I was devastated to find out that Kokomo isn't a real place. My disappointment was so strong that I imagine there was a ripple back along the space-time continuum and my 12-year old self suddenly felt a wave of despair for no discernible reason. No doubt she would have attributed it to the ongoing disappointment that they changed the actor who played Jennifer in Back to the Future II, then shaken it off and gone out to climb a tree or something.

Despite this distressing discovery, I was still quite excited to find myself in the general vicinity of where The Beach Boys *pretended* Kokomo was. My return flight from Jamaica had me pass through Miami and - always a sucker for a stopover - I jumped off the plane with the song lyrics running through my head and hired a car for a four night road trip up the coast of Florida.

Aruba, Jamaica, ooh I wanna take ya
to Bermuda, Bahama, come on pretty mamma.
Key Largo, Montego...oooh I wanna take you down to Kokomo.
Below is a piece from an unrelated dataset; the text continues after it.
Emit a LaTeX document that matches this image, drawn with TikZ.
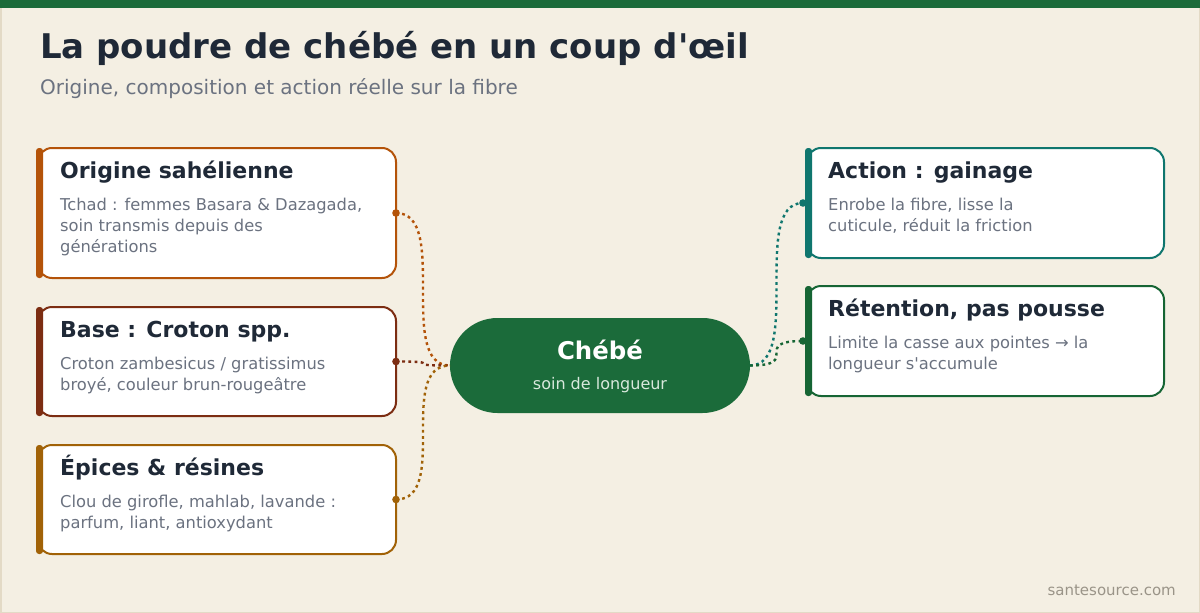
\documentclass[tikz,border=0pt]{standalone}
\usepackage{fontspec}
\setmainfont{DejaVu Sans}
\usetikzlibrary{positioning}

\definecolor{paper}{HTML}{F4EFE3}
\definecolor{paperline}{HTML}{E3DAC6}
\definecolor{forest}{HTML}{1B6B3A}
\definecolor{ink}{HTML}{1F2937}
\definecolor{slate}{HTML}{6B7280}
\definecolor{rust}{HTML}{B45309}
\definecolor{maroon}{HTML}{7C2D12}
\definecolor{ochre}{HTML}{A16207}
\definecolor{seateal}{HTML}{0F766E}
\definecolor{leaf}{HTML}{166534}
\definecolor{mist}{HTML}{D8E8DC}
\definecolor{stone}{HTML}{9A9488}

\tikzset{
  card/.style={draw=#1, line width=2, fill=white, rounded corners=14, minimum width=358,
    minimum height=109, inner sep=0, outer sep=0, anchor=north west},
  cardbar/.style={fill=#1, rounded corners=3},
  heading/.style={font=\fontsize{22}{26}\selectfont\bfseries, text=ink, inner sep=0, anchor=base west},
  blurb/.style={font=\fontsize{16.3}{21}\selectfont, text=slate, inner sep=0, align=left},
  core/.style={fill=forest, rounded corners=47.5, minimum width=300, minimum height=95, inner sep=0, outer sep=0},
  link/.style={draw=#1, line width=2.4, dash pattern=on 2.8 off 3.4},
  pin/.style={fill=#1}
}

\begin{document}
\begin{tikzpicture}[x=1pt, y=-1pt]
  \useasboundingbox (0,0) rectangle (1200,613);
  \fill[paper] (0,0) rectangle (1200,613);
  \draw[paperline, line width=1.5] (0.75,0.75) rectangle (1199.25,612.25);
  \fill[forest] (0,0) rectangle (1200,8);

  \node[font=\fontsize{34}{40}\selectfont\bfseries, text=ink, inner sep=0, anchor=base west] (title) at (40,58.5)
    {La poudre de chébé en un coup d\textquotesingle œil};
  \node[font=\fontsize{20}{24}\selectfont, text=slate, inner sep=0, anchor=base west] (subtitle) at (40,94)
    {Origine, composition et action réelle sur la fibre};

  % left column
  \node[card=rust, minimum height=130] (orig) at (38,148) {};
  \fill[cardbar=rust] ([xshift=-2]orig.north west) rectangle ([xshift=5]orig.south west);
  \node[heading] (origT) at ([xshift=22, yshift=-30]orig.north west) {Origine sahélienne};
  \node[blurb, below=20pt of origT.base west, anchor=north west] (origB)
    {Tchad : femmes Basara \& Dazagada,\\soin transmis depuis des\\générations};

  \node[card=maroon] (base) at (38,307) {};
  \fill[cardbar=maroon] ([xshift=-2]base.north west) rectangle ([xshift=5]base.south west);
  \node[heading] (baseT) at ([xshift=22, yshift=-30]base.north west) {Base : Croton spp.};
  \node[blurb, below=20pt of baseT.base west, anchor=north west] (baseB)
    {Croton zambesicus / gratissimus\\broyé, couleur brun-rougeâtre};

  \node[card=ochre] (spice) at (38,445) {};
  \fill[cardbar=ochre] ([xshift=-2]spice.north west) rectangle ([xshift=5]spice.south west);
  \node[heading] (spiceT) at ([xshift=22, yshift=-30]spice.north west) {Épices \& résines};
  \node[blurb, below=20pt of spiceT.base west, anchor=north west] (spiceB)
    {Clou de girofle, mahlab, lavande :\\parfum, liant, antioxydant};

  % right column
  \node[card=seateal, minimum width=357, minimum height=110] (act) at (807,148) {};
  \fill[cardbar=seateal] ([xshift=-2]act.north west) rectangle ([xshift=5]act.south west);
  \node[heading] (actT) at ([xshift=21, yshift=-30]act.north west) {Action : gainage};
  \node[blurb, below=20pt of actT.base west, anchor=north west] (actB)
    {Enrobe la fibre, lisse la\\cuticule, réduit la friction};

  \node[card=leaf, minimum width=357, minimum height=110] (ret) at (807,286) {};
  \fill[cardbar=leaf] ([xshift=-2]ret.north west) rectangle ([xshift=5]ret.south west);
  \node[heading] (retT) at ([xshift=21, yshift=-30]ret.north west) {Rétention, pas pousse};
  \node[blurb, below=20pt of retT.base west, anchor=north west] (retB)
    {Limite la casse aux pointes → la\\longueur s\textquotesingle accumule};

  % centre
  \node[core] (core) at (600,365.5) {};
  \node[font=\fontsize{24.4}{28}\selectfont\bfseries, text=white, inner sep=0, anchor=base] (coreT) at (600,359) {Chébé};
  \node[font=\fontsize{16}{19}\selectfont, text=mist, inner sep=0, anchor=base] (coreB) at (600,389) {soin de longueur};

  \coordinate (actpin) at ([xshift=-4]act.west);
  \coordinate (retpin) at ([xshift=-4]ret.west);

  \draw[link=rust] (orig.east) .. controls +(54,0) and +(-54,0) .. (core.west);
  \draw[link=maroon] (base.east) .. controls +(54,0) and +(-54,0) .. (core.west);
  \draw[link=ochre] (spice.east) .. controls +(54,0) and +(-54,0) .. (core.west);
  \draw[link=seateal] (core.east) .. controls +(53,0) and +(-53,0) .. (actpin);
  \draw[link=leaf] (core.east) .. controls +(53,0) and +(-53,0) .. (retpin);

  \fill[pin=rust] (orig.east) circle (3.8);
  \fill[pin=maroon] (base.east) circle (3.8);
  \fill[pin=ochre] (spice.east) circle (3.8);
  \fill[pin=seateal] (actpin) circle (3.8);
  \fill[pin=leaf] (retpin) circle (3.8);

  \node[font=\fontsize{15}{18}\selectfont, text=stone, inner sep=0, anchor=base east] (site) at (1176,595) {santesource.com};
\end{tikzpicture}
\end{document}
South Beach, Miami. Oooooh no. No no no. I don't know what I had expected, but arriving here and going out in the evening turned out to be a bad idea. It felt debaucherous, and not in a good way. The beautiful art deco buildings were invisible beneath a thrum of clubs blaring doof-doof music out onto the street (probably audible from the Bahamas), pavement tables crammed with half-naked twenty-somethings gulping down cocktails from glasses the size of soccer-balls, and crowds of drunken American youngsters pushing past each other and talking at top volume about nothing of any consequence to humanity. One overheard quote from a guy on a mobile phone, doing that "pimp roll" walk favoured by ass-hat teenagers all over the world: "Yo nigger, where you at? No YOU the punk-ass chump. Well you just better get yo black ass down here, punk-ass mother-f*cker."

Lovely, no?

I felt like I'd walked into Sodom or Gomorrah and didn't want to get too close to anyone lest their sin-germs rub off on me. I'd never felt so old, prudish and out of place. I ran away as early as I could. After having recovered from the depravity of the beachside at night, I wandered along there in the morning and it was absolutely delightful.
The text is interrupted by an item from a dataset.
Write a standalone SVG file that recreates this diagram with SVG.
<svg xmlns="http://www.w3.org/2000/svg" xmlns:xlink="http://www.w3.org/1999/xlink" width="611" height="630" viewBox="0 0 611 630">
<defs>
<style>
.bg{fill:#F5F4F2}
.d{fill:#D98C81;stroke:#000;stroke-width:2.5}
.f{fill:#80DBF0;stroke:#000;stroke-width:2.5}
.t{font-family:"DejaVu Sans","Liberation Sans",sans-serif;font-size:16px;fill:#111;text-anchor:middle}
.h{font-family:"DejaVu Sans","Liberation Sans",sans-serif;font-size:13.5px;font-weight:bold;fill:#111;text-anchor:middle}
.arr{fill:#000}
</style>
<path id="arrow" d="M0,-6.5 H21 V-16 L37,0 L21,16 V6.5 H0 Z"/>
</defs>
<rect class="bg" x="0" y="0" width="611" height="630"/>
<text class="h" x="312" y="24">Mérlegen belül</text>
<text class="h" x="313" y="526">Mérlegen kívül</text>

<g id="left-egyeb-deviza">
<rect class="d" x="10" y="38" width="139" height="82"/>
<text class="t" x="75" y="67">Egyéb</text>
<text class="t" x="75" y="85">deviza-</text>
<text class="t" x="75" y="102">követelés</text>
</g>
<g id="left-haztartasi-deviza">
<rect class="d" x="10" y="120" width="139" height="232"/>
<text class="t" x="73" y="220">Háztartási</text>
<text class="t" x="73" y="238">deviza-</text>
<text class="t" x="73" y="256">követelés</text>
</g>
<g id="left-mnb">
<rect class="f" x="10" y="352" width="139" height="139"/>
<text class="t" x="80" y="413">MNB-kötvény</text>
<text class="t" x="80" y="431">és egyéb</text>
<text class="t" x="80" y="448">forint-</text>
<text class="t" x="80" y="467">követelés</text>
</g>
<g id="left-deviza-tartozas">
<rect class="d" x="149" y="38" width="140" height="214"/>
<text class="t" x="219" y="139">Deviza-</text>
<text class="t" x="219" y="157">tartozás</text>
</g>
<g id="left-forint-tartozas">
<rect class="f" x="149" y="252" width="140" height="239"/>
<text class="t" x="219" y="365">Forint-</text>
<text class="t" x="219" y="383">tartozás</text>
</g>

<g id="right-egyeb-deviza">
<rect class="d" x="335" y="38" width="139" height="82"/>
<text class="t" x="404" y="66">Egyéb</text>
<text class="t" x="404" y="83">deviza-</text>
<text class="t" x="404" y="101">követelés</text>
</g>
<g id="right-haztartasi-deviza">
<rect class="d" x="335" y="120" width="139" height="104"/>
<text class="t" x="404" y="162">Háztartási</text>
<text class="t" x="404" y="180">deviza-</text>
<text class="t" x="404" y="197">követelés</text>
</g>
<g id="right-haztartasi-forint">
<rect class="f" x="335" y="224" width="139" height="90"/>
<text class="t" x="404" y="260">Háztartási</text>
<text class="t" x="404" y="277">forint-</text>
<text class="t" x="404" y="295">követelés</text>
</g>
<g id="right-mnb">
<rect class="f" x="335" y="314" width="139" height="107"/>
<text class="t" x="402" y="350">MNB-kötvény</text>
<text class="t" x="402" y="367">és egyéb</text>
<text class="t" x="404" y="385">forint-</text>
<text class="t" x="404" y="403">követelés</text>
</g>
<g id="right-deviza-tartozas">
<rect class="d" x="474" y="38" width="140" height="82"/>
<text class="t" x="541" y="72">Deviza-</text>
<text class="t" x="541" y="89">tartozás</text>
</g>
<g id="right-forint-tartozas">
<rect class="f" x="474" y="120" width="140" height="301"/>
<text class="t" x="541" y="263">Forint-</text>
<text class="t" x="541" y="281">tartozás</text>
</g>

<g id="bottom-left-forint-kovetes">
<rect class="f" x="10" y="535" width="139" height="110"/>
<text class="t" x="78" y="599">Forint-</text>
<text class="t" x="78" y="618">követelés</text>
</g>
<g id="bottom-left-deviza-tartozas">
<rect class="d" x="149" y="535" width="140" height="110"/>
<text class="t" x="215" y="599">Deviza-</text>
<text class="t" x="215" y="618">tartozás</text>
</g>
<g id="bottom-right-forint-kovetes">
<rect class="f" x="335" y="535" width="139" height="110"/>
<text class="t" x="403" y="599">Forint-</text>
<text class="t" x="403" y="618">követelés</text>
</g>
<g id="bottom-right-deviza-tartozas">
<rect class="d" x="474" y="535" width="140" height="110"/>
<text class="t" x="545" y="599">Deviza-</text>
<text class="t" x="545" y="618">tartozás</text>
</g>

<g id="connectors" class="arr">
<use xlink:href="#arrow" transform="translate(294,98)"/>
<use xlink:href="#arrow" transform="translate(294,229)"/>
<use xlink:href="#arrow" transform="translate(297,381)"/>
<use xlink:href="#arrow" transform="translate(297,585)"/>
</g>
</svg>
Still, I was super-keen to get going to what would be the focus of my adventure on this short trip - Cape Canaveral and a trip to NASA's Kennedy Space Center. It was BRILLIANT. Great, great, great. An American friend in London (incidentally, not a werewolf) had told me that tourism on the Space Coast in Florida was suffering since the end of the space shuttle programme in 2011. So much so, that it was now branded the "Ghost Coast" by locals. Whilst I was not the only visitor at the Kennedy Space Center, the crowds were pretty sparse and the infrastructure (queue barriers, size of the carpark etc) was clearly a relic of a more popular era. Still, it suited me as I didn't have to line up to see anything.

Home Sweet Home
I absolutely loved it. Although I didn't arrive the very second the gates opened in the morning, I was there until the bitter end and practically had to be shouldered out the door as they were closing in the evening. I saw real rockets, walked across the same red bridge thingy that the Apollo 11 astronauts crossed to get into the ship that would take them to the moon, stood on a real launchpad where a real rocket was launched from...words just can't explain how cool it was (something you may have noticed, as I'm not doing too well with the words here). I geeked out even harder than I did when I visited Bletchley Park. Love love loved this trip.
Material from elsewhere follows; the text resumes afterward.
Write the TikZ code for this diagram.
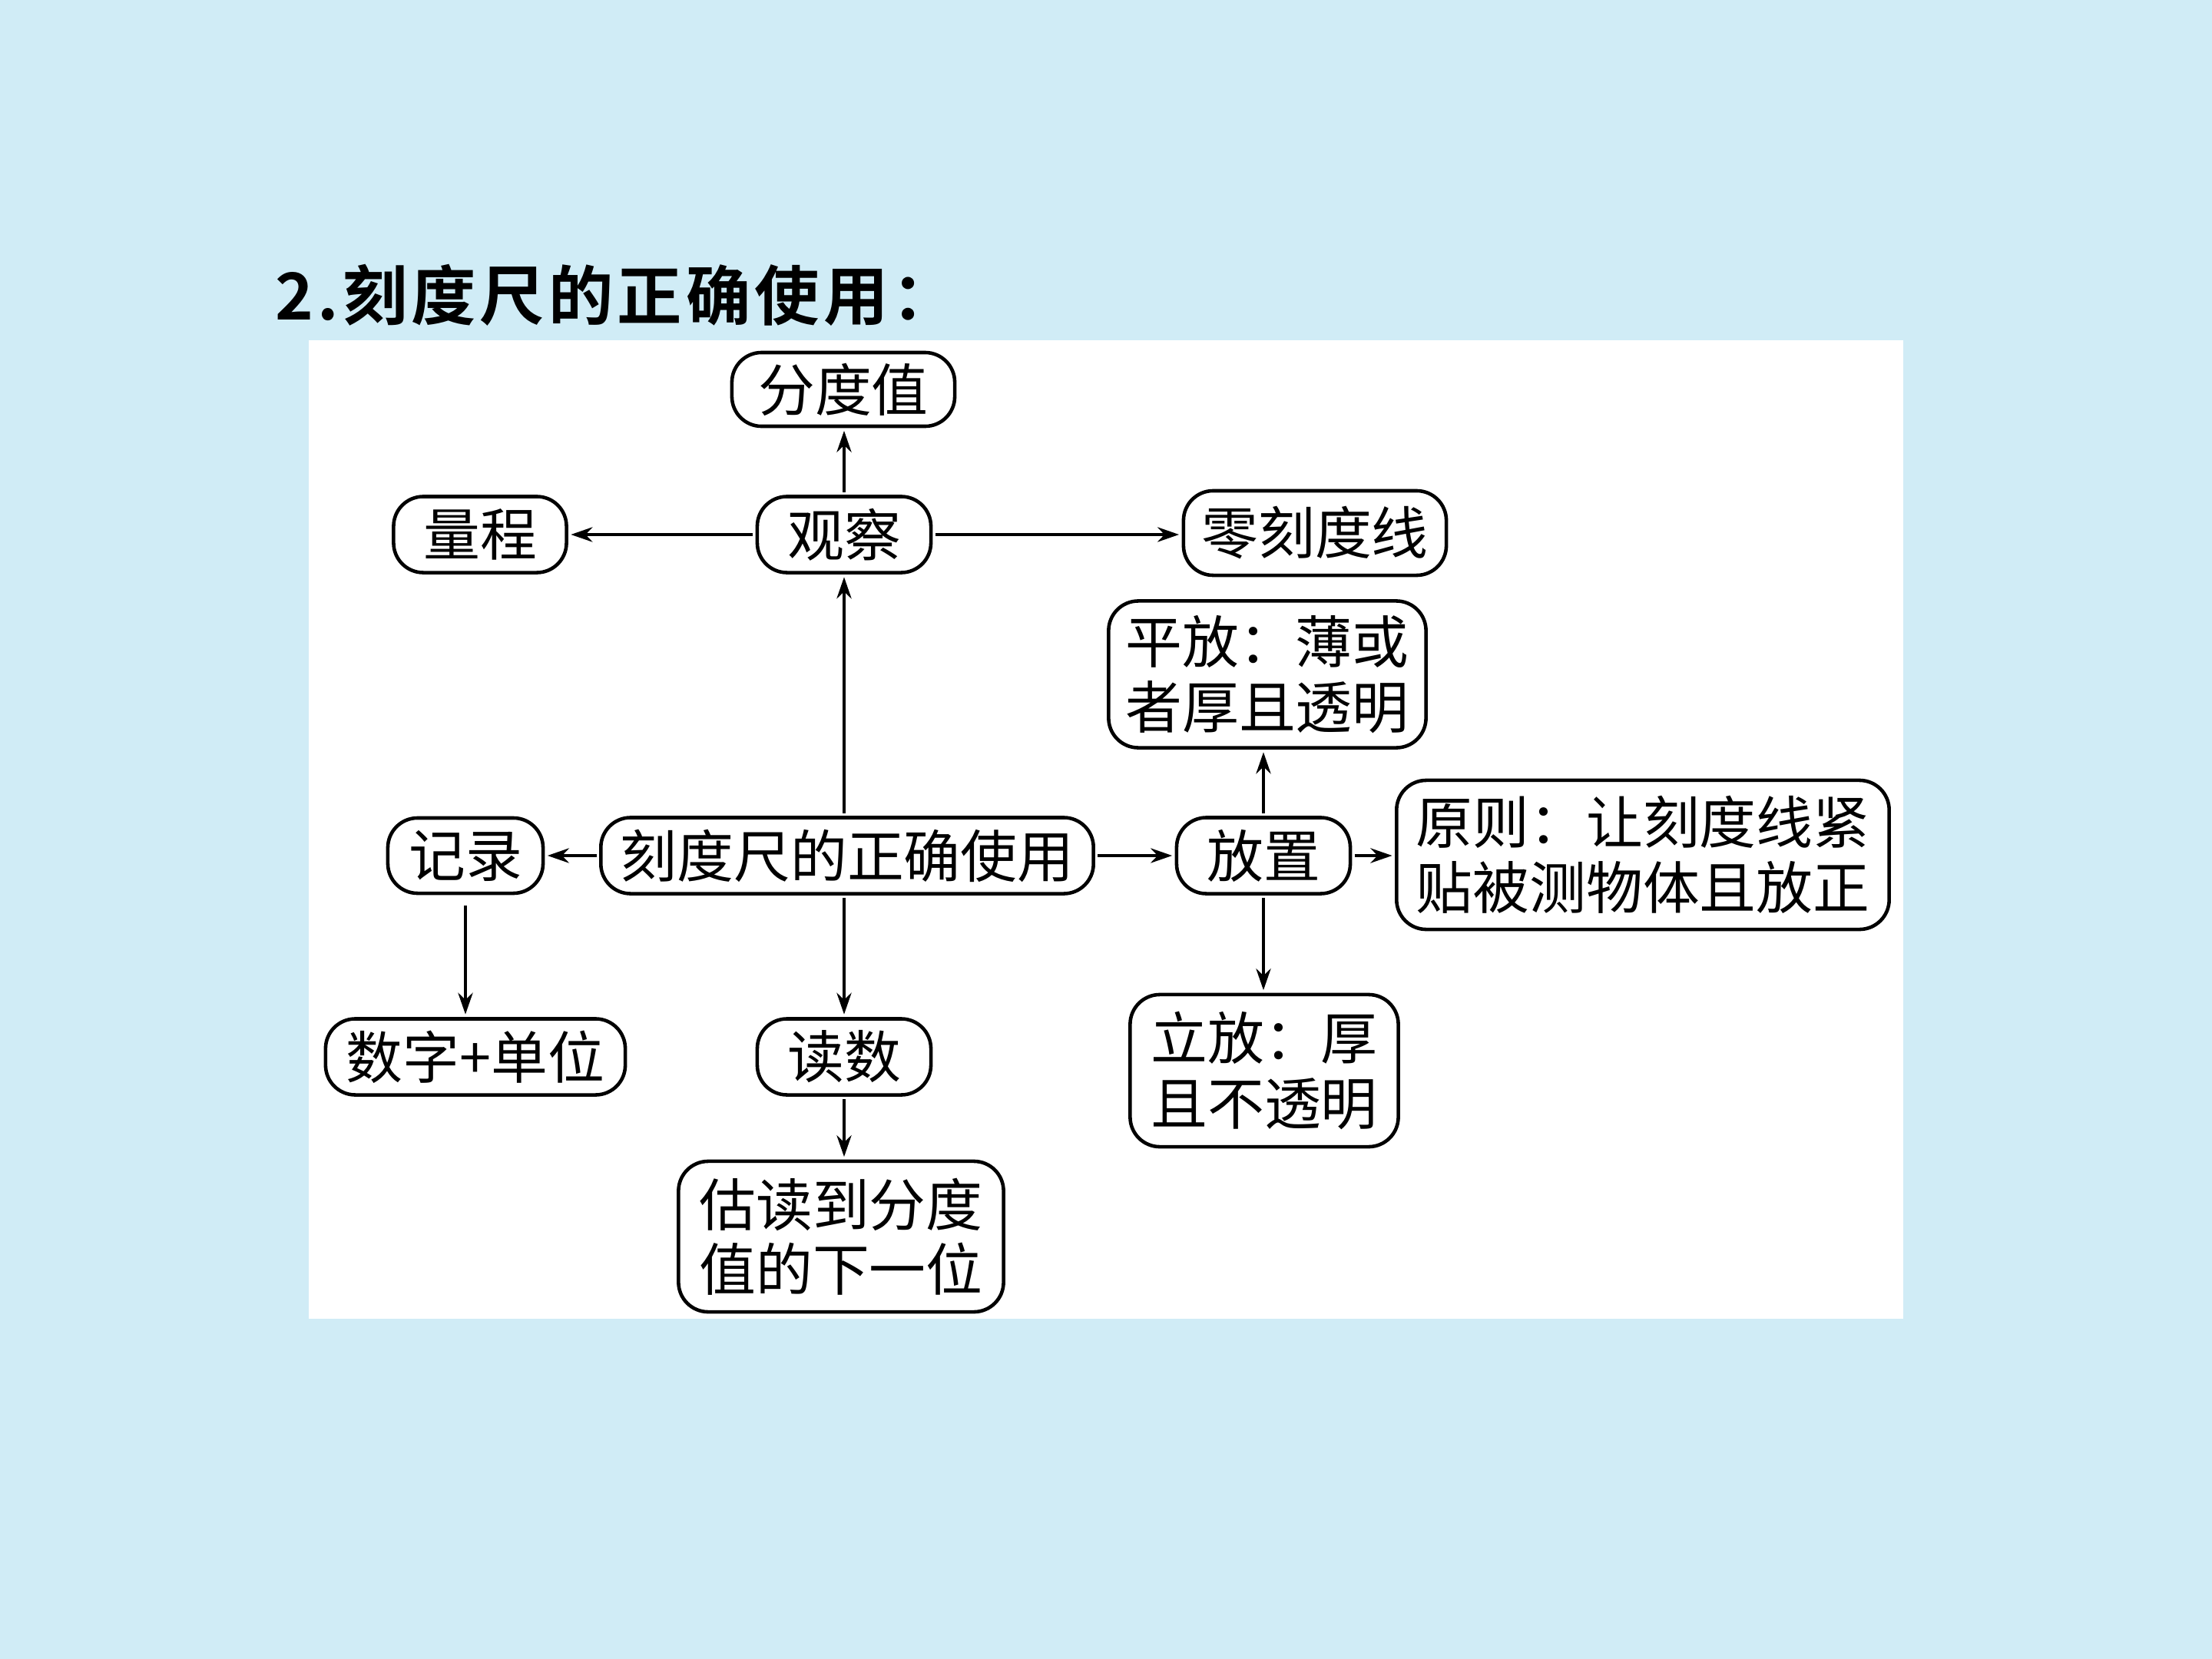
\documentclass[tikz,border=0pt]{standalone}
\usepackage{fontspec}
\newfontfamily\cjk{Noto Sans CJK SC}
\newfontfamily\cjktitle[LetterSpace=6]{Noto Sans CJK SC Bold}
\usetikzlibrary{arrows.meta}
\definecolor{bgblue}{RGB}{208,236,246}
\tikzset{
  box/.style={draw=black, line width=1.3pt, rounded corners=11pt, fill=white,
    inner sep=0pt, align=center, font=\cjk\fontsize{21}{24}\selectfont},
  arr/.style={-{Stealth[length=8pt,width=5.5pt]}, line width=0.9pt, shorten >=1pt, shorten <=1pt},
}
\begin{document}
\begin{tikzpicture}[x=0.01cm,y=-0.01cm]
\useasboundingbox (0,0) rectangle (2880,2160);
\fill[bgblue] (0,0) rectangle (2880,2160);
\fill[white] (402,443) rectangle (2478,1717);
\node[anchor=west, inner sep=0pt, font=\cjktitle\fontsize{24}{28}\selectfont] (title) at (358,384) {2.刻度尺的正确使用：};

\node[box, minimum width=2.90cm, minimum height=0.96cm] (fdz) at (1098,507) {分度值};
\node[box, minimum width=2.26cm, minimum height=0.99cm] (gc) at (1099,696) {观察};
\node[box, minimum width=2.25cm, minimum height=0.99cm] (lc) at (625,696) {量程};
\node[box, minimum width=3.42cm, minimum height=1.10cm] (lkdx) at (1712,694) {零刻度线};
\node[box, minimum width=4.13cm, minimum height=1.91cm] (pf) at (1650,878) {平放：薄或\\者厚且透明};
\node[box, minimum width=2.02cm, minimum height=0.98cm] (jl) at (606,1114) {记录};
\node[box, minimum width=6.41cm, minimum height=0.99cm] (main) at (1103,1114) {刻度尺的正确使用};
\node[box, minimum width=2.26cm, minimum height=0.99cm] (fz) at (1645,1114) {放置};
\node[box, minimum width=6.41cm, minimum height=1.94cm] (yz) at (2139,1113) {原则：让刻度线紧\\贴被测物体且放正};
\node[box, minimum width=3.90cm, minimum height=0.99cm] (szdw) at (619,1376) {数字+单位};
\node[box, minimum width=2.26cm, minimum height=0.99cm] (ds) at (1099,1376) {读数};
\node[box, minimum width=3.49cm, minimum height=1.98cm] (lf) at (1646,1394) {立放：厚\\且不透明};
\node[box, minimum width=4.23cm, minimum height=1.96cm] (gd) at (1095,1610) {估读到分度\\值的下一位};

\draw[arr] (gc.north) -- (gc.north |- fdz.south);
\draw[arr] (gc.west) -- (gc.west -| lc.east);
\draw[arr] (gc.east) -- (gc.east -| lkdx.west);
\draw[arr] (gc.south |- main.north) -- (gc.south);
\draw[arr] (main.west) -- (main.west -| jl.east);
\draw[arr] (main.east) -- (main.east -| fz.west);
\draw[arr] (fz.north) -- (fz.north |- pf.south);
\draw[arr] (fz.east) -- (fz.east -| yz.west);
\draw[arr] (fz.south) -- (fz.south |- lf.north);
\draw[arr, shorten <=4pt] (jl.south) -- (jl.south |- szdw.north);
\draw[arr] (ds.north |- main.south) -- (ds.north);
\draw[arr] (ds.south) -- (ds.south |- gd.north);
\end{tikzpicture}
\end{document}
Although visiting NASA was clearly the highlight, I did have some other fun and/or memorable experiences during this trip:

  • ate some Waffle House hash browns (thanks, Bloodhound Gang)
  • spent a night at Cocoa Beach, which I later found out was the home of Kelly Slater
  • went to a Wal-Mart determined to snap a picture of someone with hideous dress sense to share with The Internet; failed, but did discover and buy a packet of pretzel-flavoured M&Ms
  • experienced a gorgeous sunset as I was driving over the bridge at Cape Canaveral, just as 'Walking on the Moon' started playing on the radio
  • discovered that driving a left-hand drive car isn't as difficult as I had expected, although I did spend a lot of time groping at my armrest when I was trying to change gears
And finally, I was reminded once again by all the wonderful and kind people I met in hotels, restaurants, basically everywhere I went, that Americans are so, SO much nicer than Londoners.